◆ Given task:
Below are the records; extract from them the line containing "Recreate this image" to the line containing "3, 2, 1, 0, 0, 0]", both lines included, exactly and with no pictures.
**** Given records
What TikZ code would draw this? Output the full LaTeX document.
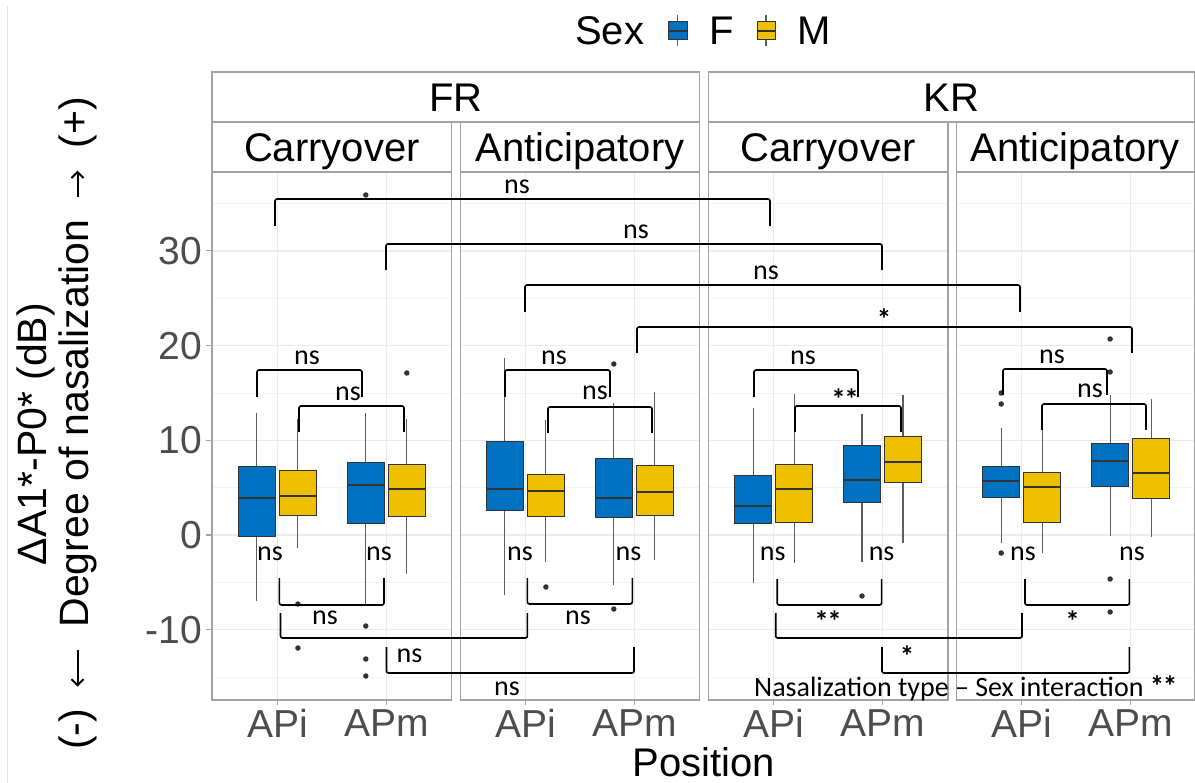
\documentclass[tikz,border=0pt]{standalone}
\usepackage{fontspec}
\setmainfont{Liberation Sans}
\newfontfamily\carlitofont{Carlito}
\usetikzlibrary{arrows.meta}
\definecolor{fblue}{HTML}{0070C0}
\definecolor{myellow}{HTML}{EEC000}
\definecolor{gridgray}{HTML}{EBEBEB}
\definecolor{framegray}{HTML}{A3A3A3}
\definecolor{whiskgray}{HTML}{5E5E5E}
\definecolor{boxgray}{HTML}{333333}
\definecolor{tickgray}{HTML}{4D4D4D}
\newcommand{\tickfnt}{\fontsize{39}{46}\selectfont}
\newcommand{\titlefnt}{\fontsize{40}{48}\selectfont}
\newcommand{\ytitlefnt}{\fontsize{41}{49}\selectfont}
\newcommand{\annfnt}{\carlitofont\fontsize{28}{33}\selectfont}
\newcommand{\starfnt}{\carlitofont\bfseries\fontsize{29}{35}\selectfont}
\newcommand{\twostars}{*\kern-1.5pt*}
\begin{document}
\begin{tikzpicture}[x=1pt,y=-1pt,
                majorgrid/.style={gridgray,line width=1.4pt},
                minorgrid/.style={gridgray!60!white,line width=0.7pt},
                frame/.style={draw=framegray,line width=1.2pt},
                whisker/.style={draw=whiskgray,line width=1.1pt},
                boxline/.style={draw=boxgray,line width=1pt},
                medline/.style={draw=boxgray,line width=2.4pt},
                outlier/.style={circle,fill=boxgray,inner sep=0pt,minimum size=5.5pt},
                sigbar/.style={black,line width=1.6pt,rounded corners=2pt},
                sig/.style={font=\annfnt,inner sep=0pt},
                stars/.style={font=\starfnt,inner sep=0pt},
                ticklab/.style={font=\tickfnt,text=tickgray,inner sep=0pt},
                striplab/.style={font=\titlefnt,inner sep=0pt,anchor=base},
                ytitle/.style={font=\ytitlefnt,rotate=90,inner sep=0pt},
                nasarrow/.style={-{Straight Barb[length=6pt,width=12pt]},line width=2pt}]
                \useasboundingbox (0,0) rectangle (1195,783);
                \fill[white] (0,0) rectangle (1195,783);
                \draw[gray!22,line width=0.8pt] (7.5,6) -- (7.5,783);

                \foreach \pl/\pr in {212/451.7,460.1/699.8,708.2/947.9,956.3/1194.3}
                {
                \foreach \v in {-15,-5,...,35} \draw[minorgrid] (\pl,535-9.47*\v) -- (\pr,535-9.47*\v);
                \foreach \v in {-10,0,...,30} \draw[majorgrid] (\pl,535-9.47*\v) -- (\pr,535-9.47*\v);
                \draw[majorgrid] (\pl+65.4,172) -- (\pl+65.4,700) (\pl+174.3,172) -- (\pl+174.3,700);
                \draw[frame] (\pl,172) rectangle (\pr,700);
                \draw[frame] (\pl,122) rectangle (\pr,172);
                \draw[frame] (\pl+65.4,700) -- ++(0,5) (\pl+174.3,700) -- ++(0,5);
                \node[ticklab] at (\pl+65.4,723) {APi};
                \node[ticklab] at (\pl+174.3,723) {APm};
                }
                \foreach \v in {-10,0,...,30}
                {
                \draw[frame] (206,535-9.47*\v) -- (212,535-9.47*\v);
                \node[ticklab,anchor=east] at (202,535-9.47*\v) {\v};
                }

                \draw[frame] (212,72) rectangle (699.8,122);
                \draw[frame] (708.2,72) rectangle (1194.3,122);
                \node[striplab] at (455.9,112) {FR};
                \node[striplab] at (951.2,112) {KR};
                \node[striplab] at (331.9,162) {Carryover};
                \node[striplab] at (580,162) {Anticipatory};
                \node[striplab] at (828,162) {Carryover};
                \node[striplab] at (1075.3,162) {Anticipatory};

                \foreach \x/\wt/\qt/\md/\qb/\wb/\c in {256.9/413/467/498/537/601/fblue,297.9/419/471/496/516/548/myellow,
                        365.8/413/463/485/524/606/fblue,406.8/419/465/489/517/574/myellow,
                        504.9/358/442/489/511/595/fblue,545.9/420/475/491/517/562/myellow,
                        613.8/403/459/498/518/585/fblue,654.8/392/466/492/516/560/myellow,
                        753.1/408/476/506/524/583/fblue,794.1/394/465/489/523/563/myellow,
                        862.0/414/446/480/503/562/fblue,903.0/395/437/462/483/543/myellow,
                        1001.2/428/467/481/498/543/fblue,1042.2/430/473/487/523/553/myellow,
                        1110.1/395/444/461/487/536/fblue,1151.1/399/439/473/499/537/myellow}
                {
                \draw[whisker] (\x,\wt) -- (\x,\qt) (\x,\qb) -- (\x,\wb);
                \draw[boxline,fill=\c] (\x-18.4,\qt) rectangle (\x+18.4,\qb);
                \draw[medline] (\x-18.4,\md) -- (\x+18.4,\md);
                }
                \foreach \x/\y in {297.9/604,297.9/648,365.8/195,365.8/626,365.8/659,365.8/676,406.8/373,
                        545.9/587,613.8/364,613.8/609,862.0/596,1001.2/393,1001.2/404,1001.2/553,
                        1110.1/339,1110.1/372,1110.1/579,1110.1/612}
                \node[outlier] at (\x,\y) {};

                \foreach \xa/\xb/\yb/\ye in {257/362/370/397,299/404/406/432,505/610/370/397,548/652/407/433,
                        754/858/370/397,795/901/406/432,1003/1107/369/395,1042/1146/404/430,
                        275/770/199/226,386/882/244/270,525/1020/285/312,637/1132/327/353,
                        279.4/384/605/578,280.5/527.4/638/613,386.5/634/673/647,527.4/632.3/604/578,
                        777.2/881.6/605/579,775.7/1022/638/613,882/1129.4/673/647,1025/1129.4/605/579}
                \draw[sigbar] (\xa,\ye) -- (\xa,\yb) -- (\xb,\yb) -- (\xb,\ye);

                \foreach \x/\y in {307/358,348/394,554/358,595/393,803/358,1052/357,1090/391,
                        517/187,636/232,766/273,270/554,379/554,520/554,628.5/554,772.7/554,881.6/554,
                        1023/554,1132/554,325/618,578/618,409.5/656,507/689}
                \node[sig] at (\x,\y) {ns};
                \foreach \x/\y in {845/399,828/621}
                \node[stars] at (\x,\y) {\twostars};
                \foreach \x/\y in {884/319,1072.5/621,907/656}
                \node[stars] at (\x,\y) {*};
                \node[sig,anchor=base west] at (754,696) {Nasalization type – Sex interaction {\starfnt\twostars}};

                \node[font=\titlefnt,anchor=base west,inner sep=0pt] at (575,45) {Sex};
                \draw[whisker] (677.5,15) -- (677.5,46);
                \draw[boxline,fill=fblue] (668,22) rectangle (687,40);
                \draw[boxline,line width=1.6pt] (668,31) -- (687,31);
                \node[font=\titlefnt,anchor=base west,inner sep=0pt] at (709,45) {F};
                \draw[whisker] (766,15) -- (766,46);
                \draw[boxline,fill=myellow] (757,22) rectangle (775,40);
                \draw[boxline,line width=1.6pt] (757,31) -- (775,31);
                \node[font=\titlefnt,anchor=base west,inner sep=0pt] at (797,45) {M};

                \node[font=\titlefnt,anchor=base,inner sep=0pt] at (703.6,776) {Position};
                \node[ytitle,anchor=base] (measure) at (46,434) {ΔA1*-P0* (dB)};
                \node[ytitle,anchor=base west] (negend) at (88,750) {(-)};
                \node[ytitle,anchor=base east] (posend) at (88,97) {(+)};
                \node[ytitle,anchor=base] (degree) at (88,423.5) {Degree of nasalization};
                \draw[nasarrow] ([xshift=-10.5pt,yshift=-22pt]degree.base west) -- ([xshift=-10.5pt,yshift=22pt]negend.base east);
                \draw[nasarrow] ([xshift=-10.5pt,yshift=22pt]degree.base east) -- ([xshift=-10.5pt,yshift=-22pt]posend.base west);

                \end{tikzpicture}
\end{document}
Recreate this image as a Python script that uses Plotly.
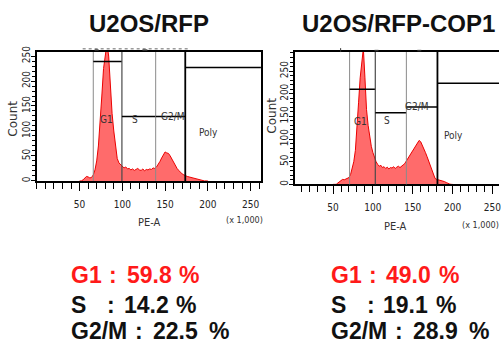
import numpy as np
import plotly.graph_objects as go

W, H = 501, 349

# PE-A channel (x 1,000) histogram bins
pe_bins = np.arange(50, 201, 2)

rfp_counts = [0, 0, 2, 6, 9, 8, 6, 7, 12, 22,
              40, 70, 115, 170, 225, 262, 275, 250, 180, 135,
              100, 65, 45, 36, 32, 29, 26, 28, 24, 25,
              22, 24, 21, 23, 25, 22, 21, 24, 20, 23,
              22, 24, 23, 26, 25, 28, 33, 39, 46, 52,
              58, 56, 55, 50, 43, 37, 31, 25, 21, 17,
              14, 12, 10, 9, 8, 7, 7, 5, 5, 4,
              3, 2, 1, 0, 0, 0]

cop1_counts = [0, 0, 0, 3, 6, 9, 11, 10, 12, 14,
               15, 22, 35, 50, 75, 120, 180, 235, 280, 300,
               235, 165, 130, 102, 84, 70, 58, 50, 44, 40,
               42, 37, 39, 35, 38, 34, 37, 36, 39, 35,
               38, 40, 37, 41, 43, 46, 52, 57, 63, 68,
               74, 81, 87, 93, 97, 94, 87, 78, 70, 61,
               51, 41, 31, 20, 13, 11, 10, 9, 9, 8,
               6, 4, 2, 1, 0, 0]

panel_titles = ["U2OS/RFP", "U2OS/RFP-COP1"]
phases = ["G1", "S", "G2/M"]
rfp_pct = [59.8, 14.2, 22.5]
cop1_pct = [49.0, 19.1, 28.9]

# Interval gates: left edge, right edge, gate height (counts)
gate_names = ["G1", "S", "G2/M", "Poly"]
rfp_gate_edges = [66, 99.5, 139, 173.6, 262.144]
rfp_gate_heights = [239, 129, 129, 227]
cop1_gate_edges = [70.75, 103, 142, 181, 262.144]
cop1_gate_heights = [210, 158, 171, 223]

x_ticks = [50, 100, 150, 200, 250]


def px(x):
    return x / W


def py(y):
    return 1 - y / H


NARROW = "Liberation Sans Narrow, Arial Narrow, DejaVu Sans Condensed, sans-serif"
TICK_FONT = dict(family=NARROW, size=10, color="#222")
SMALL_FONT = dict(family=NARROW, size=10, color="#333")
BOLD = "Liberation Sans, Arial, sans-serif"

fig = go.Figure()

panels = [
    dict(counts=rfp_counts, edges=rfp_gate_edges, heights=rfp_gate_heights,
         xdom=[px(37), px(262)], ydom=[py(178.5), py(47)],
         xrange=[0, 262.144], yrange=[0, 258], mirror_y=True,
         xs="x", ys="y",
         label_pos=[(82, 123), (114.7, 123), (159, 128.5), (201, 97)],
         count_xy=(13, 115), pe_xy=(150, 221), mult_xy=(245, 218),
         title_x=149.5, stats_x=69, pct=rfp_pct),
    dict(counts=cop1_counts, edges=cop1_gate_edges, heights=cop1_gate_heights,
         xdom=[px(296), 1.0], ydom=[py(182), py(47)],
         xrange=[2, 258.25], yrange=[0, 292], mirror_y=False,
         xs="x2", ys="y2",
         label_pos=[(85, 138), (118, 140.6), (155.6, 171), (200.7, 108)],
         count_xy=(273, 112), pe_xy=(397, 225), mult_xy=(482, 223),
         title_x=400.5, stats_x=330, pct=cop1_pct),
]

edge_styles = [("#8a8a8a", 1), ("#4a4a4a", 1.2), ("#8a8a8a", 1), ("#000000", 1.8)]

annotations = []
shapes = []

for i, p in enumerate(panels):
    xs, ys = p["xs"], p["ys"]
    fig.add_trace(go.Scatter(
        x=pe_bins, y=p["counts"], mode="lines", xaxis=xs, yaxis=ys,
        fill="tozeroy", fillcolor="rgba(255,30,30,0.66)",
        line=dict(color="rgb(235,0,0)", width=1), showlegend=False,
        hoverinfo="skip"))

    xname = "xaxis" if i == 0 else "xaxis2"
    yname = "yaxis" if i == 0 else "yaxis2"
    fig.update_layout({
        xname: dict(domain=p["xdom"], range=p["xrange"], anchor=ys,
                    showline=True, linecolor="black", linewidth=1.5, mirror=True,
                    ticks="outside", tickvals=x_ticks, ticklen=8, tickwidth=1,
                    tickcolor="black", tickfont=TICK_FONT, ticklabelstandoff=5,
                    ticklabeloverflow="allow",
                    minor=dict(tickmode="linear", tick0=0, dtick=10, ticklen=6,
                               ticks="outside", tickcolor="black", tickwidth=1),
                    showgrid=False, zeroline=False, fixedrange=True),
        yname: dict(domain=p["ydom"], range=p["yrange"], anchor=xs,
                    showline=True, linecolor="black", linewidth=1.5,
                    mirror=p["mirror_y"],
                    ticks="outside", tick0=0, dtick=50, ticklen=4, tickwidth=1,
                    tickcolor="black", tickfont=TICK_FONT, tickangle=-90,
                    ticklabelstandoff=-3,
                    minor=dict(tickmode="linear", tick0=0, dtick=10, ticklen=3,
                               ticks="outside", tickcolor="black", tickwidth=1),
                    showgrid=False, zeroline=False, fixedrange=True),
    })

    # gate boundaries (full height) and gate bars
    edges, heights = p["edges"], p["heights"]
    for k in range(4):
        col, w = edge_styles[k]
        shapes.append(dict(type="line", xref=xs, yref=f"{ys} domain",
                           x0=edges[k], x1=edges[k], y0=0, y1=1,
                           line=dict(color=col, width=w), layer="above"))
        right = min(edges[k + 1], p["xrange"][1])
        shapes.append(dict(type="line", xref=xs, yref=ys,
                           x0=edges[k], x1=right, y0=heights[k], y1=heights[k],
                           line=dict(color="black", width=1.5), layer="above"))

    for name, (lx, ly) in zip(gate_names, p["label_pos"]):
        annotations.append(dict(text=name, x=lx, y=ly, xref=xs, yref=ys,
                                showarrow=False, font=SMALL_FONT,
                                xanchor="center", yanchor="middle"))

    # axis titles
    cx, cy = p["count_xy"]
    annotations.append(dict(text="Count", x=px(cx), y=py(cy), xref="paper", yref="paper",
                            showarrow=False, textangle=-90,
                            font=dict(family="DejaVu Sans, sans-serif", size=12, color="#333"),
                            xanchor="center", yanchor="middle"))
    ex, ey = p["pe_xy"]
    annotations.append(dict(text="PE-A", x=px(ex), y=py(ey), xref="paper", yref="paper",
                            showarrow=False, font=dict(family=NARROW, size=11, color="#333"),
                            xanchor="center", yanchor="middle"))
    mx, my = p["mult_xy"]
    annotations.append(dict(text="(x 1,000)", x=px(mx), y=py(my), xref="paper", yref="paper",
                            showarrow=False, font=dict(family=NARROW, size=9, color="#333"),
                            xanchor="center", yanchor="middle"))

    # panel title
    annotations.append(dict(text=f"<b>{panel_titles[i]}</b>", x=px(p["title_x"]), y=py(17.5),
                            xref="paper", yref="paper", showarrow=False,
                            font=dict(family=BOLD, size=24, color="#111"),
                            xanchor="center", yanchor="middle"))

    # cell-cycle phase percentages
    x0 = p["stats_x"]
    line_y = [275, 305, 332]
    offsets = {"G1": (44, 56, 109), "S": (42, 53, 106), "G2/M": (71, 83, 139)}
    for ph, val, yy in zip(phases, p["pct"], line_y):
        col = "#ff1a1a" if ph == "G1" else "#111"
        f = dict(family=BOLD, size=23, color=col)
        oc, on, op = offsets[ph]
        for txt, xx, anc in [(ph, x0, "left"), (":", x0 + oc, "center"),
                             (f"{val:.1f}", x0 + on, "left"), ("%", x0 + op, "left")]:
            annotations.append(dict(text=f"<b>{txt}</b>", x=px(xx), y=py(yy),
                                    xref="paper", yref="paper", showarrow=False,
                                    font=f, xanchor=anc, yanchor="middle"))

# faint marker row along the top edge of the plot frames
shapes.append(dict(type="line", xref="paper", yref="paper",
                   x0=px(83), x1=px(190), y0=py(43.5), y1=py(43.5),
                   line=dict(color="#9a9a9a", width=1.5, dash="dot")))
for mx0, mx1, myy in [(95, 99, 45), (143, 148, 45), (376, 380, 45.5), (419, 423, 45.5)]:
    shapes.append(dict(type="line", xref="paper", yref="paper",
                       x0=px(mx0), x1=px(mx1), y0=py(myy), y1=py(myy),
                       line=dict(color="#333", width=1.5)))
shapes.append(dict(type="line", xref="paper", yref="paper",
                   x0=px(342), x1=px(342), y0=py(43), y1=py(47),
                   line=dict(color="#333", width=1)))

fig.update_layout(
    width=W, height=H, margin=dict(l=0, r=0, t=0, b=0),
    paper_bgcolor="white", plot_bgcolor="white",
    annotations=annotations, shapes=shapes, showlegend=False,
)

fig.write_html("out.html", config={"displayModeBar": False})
********
◆ Complete answer:
Recreate this image as a Python script that uses Plotly.
import numpy as np
import plotly.graph_objects as go

W, H = 501, 349

# PE-A channel (x 1,000) histogram bins
pe_bins = np.arange(50, 201, 2)

rfp_counts = [0, 0, 2, 6, 9, 8, 6, 7, 12, 22,
              40, 70, 115, 170, 225, 262, 275, 250, 180, 135,
              100, 65, 45, 36, 32, 29, 26, 28, 24, 25,
              22, 24, 21, 23, 25, 22, 21, 24, 20, 23,
              22, 24, 23, 26, 25, 28, 33, 39, 46, 52,
              58, 56, 55, 50, 43, 37, 31, 25, 21, 17,
              14, 12, 10, 9, 8, 7, 7, 5, 5, 4,
              3, 2, 1, 0, 0, 0]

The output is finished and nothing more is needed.